Locate each line containing the string "drawn" and copy it out.

(Saved entries)
*-*-*

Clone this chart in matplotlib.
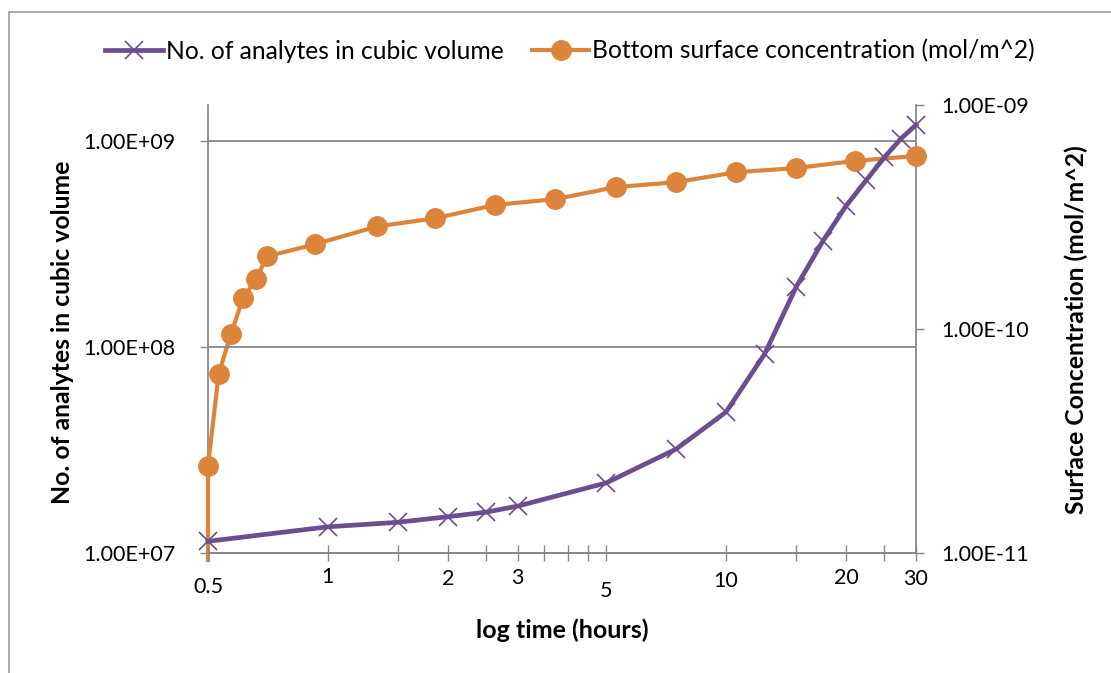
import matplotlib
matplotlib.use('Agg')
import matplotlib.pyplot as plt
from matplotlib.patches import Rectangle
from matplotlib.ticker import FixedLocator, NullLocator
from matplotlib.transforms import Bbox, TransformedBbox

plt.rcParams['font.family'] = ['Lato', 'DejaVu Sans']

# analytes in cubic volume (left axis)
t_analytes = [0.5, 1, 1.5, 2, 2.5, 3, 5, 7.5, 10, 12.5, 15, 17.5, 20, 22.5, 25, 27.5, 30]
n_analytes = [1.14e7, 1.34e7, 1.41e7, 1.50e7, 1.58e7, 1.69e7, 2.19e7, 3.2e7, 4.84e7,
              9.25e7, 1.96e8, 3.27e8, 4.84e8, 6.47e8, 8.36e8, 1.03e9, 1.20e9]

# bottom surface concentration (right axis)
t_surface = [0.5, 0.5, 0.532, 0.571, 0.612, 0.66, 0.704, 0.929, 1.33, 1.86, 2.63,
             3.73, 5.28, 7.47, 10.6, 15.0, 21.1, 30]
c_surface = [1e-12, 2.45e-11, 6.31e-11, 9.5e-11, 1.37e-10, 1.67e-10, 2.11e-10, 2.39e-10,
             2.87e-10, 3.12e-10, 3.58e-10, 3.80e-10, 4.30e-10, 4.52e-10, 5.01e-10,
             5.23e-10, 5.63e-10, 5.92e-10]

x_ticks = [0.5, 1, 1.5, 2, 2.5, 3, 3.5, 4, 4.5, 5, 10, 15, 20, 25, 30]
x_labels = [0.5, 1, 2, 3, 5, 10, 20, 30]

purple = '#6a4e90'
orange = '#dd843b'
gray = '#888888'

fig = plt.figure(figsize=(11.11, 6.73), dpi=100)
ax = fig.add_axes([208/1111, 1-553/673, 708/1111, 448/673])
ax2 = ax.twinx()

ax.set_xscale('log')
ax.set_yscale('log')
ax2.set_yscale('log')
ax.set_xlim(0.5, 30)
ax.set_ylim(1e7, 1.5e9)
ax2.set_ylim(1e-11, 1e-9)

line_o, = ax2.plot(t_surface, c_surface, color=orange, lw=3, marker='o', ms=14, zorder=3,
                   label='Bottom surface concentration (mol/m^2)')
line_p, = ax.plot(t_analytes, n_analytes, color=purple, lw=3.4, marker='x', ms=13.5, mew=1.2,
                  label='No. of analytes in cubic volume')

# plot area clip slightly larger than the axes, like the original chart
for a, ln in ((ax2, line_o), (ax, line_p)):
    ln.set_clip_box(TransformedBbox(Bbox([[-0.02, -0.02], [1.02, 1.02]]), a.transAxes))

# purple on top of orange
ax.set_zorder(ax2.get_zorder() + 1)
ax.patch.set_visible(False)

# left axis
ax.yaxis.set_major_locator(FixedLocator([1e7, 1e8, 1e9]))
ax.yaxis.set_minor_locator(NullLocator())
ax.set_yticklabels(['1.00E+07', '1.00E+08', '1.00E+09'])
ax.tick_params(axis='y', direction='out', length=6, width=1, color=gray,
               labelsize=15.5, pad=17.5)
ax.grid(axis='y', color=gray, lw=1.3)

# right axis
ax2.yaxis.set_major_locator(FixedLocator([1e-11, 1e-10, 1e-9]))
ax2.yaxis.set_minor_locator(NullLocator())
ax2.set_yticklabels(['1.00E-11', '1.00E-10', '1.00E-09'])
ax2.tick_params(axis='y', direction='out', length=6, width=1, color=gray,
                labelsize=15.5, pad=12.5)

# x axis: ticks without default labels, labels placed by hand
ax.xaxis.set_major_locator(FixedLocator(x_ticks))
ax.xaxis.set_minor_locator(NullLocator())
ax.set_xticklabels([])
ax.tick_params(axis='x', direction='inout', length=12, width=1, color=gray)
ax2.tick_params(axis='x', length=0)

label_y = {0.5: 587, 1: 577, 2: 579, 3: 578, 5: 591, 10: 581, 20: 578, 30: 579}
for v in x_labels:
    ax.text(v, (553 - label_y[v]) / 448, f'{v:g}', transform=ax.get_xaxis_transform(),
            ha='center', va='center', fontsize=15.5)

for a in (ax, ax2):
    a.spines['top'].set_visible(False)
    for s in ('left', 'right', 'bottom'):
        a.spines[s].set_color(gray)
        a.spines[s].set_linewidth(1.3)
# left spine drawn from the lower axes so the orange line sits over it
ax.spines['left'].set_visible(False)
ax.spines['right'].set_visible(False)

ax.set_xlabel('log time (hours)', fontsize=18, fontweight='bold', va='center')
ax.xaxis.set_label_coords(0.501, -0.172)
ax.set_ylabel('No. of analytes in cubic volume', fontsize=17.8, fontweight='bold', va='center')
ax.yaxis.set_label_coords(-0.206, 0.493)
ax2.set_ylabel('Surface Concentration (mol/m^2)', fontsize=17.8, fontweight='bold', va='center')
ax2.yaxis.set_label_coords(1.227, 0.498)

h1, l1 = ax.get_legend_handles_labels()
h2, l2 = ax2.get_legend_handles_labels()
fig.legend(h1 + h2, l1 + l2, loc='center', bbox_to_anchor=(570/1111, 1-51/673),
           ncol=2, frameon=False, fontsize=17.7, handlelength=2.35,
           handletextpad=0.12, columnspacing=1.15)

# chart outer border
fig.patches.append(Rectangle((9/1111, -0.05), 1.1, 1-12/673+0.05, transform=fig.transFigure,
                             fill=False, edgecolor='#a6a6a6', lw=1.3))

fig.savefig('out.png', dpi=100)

*-*-*

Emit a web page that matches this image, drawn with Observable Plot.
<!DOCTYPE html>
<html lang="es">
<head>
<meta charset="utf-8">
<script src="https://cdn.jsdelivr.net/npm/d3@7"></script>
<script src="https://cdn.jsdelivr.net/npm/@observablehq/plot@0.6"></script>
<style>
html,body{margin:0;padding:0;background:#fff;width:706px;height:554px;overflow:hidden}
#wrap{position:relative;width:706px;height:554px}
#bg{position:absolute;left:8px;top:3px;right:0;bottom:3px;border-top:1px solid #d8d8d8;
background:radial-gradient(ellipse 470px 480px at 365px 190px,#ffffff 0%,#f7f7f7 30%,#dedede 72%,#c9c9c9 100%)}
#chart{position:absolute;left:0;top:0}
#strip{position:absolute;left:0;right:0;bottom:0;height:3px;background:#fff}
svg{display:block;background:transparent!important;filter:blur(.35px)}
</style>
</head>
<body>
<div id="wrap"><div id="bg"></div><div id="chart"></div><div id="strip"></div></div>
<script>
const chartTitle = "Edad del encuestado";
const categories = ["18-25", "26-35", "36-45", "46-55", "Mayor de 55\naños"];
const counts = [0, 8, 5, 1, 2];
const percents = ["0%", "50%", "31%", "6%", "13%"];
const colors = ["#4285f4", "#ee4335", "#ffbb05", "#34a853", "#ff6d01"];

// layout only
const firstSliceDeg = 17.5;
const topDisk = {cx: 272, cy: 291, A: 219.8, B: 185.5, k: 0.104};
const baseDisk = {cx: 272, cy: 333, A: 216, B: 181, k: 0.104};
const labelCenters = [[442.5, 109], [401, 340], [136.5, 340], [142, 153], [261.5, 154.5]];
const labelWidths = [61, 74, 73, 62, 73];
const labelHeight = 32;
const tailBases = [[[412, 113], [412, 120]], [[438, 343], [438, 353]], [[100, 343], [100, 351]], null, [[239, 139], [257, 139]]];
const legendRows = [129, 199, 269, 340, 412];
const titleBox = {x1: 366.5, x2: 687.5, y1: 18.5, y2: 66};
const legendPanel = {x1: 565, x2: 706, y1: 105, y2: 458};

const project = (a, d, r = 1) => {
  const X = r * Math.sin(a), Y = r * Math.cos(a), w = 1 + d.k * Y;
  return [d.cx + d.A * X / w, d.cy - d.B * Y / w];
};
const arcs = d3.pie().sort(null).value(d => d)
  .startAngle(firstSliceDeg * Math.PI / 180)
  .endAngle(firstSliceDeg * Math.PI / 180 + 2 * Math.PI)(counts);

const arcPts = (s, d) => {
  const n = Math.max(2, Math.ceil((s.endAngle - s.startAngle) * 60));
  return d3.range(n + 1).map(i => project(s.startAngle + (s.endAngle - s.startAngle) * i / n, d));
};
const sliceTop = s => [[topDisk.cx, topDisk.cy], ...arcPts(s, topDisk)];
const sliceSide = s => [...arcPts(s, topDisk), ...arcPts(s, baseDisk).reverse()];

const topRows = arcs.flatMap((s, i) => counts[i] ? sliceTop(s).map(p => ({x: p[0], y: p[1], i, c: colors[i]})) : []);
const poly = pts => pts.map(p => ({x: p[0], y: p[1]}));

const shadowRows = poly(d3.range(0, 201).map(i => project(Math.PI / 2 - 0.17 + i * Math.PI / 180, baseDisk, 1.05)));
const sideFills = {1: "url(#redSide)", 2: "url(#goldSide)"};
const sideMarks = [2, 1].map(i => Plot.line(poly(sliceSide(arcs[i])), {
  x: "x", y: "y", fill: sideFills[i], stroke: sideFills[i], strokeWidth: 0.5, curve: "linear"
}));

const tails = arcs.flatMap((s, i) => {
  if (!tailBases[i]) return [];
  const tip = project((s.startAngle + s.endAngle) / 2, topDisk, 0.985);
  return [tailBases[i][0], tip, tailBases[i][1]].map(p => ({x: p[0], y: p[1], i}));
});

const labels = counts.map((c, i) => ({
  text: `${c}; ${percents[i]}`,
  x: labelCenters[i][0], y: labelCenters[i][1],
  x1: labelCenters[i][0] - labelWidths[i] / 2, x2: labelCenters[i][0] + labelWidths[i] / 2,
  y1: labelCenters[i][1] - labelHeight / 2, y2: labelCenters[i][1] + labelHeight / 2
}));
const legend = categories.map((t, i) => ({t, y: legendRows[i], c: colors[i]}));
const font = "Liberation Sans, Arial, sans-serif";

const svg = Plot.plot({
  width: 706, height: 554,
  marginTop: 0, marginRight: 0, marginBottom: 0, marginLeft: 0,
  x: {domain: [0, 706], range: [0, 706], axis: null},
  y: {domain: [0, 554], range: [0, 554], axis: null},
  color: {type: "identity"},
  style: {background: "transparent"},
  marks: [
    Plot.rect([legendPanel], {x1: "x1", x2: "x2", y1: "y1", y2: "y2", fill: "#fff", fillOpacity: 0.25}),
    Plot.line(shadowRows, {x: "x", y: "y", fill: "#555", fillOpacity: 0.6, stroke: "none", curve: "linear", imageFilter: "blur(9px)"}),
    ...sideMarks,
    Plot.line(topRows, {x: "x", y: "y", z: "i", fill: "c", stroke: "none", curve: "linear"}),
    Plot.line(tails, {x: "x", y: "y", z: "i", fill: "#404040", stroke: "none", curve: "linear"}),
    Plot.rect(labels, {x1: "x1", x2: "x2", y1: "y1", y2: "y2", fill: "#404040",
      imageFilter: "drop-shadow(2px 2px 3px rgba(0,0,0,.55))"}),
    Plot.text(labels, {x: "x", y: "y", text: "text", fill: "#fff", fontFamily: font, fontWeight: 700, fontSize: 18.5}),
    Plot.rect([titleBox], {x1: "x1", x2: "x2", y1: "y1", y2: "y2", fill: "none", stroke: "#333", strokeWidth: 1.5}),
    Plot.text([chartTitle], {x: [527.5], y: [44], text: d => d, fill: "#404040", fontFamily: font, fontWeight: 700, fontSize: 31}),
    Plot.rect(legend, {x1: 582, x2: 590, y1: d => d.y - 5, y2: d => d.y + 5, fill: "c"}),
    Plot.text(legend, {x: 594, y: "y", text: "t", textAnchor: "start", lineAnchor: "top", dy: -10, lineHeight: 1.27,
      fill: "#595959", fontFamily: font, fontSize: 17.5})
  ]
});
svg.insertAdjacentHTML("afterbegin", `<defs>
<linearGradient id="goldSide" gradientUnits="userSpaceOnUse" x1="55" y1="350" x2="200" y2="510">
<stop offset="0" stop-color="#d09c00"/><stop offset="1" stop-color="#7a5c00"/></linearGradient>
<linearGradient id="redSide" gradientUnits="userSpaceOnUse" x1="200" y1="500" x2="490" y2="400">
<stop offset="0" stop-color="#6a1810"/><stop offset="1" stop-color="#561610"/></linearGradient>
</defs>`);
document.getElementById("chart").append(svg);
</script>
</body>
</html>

*-*-*

■ **Exercise answer**:
# left spine drawn from the lower axes so the orange line sits over it
Emit a web page that matches this image, drawn with Observable Plot.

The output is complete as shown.